▶ _TASK REQUIREMENTS_: Pictures are not part of the copy. Retype the lines from the first one through the line that contains "plt.rcParams['font.family'] = ['Liberation".

▶ _DATA SHOWN_:
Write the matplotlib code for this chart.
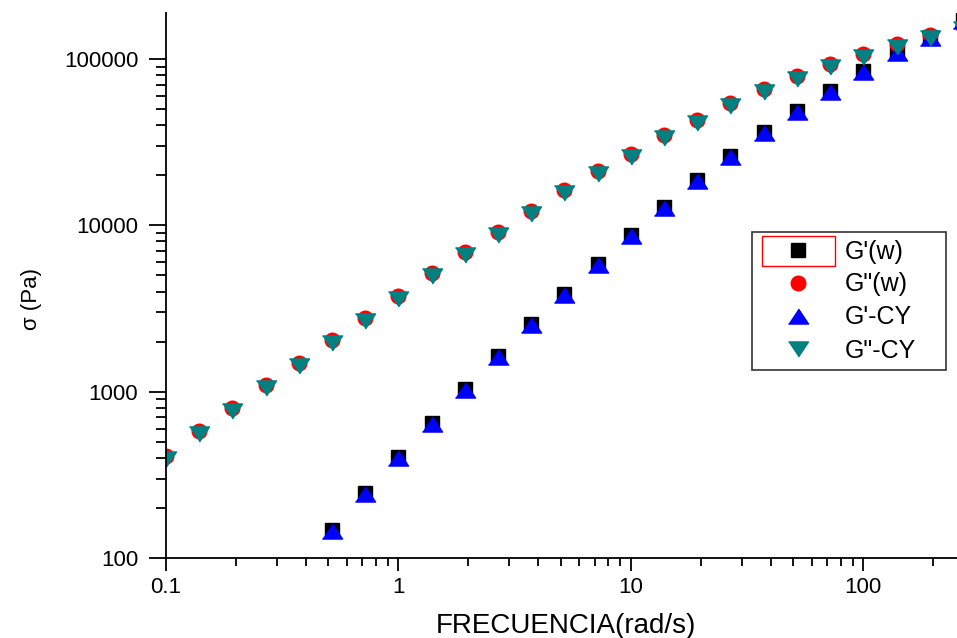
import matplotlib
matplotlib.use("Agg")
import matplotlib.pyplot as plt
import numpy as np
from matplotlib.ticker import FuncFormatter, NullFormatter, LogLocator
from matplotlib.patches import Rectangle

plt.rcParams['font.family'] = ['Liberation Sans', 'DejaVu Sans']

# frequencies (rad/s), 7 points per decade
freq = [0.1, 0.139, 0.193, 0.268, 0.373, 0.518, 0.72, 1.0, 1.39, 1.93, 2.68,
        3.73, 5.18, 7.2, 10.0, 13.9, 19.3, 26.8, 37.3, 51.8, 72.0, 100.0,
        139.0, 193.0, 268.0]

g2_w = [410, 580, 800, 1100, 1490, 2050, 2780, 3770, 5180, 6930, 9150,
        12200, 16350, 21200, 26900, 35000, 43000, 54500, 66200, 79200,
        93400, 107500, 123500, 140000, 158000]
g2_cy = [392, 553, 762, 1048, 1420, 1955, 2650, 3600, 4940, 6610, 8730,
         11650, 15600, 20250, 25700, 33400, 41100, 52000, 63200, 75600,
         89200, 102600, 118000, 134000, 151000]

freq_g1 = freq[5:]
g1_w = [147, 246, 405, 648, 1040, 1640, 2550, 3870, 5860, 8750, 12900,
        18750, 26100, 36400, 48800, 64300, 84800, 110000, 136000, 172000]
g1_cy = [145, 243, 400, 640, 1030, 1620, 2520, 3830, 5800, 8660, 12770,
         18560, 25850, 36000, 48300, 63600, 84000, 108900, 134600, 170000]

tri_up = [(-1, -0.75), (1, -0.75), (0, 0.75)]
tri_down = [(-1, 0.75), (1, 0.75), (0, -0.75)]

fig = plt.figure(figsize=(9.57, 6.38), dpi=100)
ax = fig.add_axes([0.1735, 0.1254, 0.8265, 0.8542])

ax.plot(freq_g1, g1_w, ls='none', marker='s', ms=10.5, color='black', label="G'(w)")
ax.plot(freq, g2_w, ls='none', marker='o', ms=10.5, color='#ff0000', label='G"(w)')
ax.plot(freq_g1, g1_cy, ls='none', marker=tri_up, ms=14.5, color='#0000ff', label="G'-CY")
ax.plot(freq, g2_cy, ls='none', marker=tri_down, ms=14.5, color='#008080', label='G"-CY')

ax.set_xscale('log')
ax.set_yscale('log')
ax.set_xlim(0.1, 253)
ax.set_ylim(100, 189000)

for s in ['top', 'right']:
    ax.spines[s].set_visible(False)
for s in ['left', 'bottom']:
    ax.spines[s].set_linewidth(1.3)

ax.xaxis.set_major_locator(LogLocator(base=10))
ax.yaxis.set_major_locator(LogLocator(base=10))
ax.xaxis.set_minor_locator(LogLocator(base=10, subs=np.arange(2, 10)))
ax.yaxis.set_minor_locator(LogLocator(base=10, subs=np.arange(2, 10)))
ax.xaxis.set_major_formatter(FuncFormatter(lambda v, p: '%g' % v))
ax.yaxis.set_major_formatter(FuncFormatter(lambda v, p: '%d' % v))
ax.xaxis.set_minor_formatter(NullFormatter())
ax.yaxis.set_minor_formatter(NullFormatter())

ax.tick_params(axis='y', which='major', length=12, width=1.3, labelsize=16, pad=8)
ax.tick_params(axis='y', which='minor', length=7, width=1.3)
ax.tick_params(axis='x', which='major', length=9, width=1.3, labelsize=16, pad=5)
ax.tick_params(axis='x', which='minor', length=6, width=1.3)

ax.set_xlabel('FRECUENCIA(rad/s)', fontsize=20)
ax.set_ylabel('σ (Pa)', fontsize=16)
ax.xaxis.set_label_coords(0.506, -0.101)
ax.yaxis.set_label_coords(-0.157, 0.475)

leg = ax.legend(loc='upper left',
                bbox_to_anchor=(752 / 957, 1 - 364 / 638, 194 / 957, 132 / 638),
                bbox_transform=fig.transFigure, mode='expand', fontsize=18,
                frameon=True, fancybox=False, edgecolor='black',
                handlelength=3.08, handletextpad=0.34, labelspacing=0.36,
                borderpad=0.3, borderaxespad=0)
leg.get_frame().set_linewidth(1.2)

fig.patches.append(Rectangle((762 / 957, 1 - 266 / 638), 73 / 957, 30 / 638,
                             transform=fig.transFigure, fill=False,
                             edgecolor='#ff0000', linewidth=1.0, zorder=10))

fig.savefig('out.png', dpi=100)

▶ _FINAL RESULT_:
Write the matplotlib code for this chart.
import matplotlib
matplotlib.use("Agg")
import matplotlib.pyplot as plt
import numpy as np
from matplotlib.ticker import FuncFormatter, NullFormatter, LogLocator
from matplotlib.patches import Rectangle

plt.rcParams['font.family'] = ['Liberation Sans', 'DejaVu Sans']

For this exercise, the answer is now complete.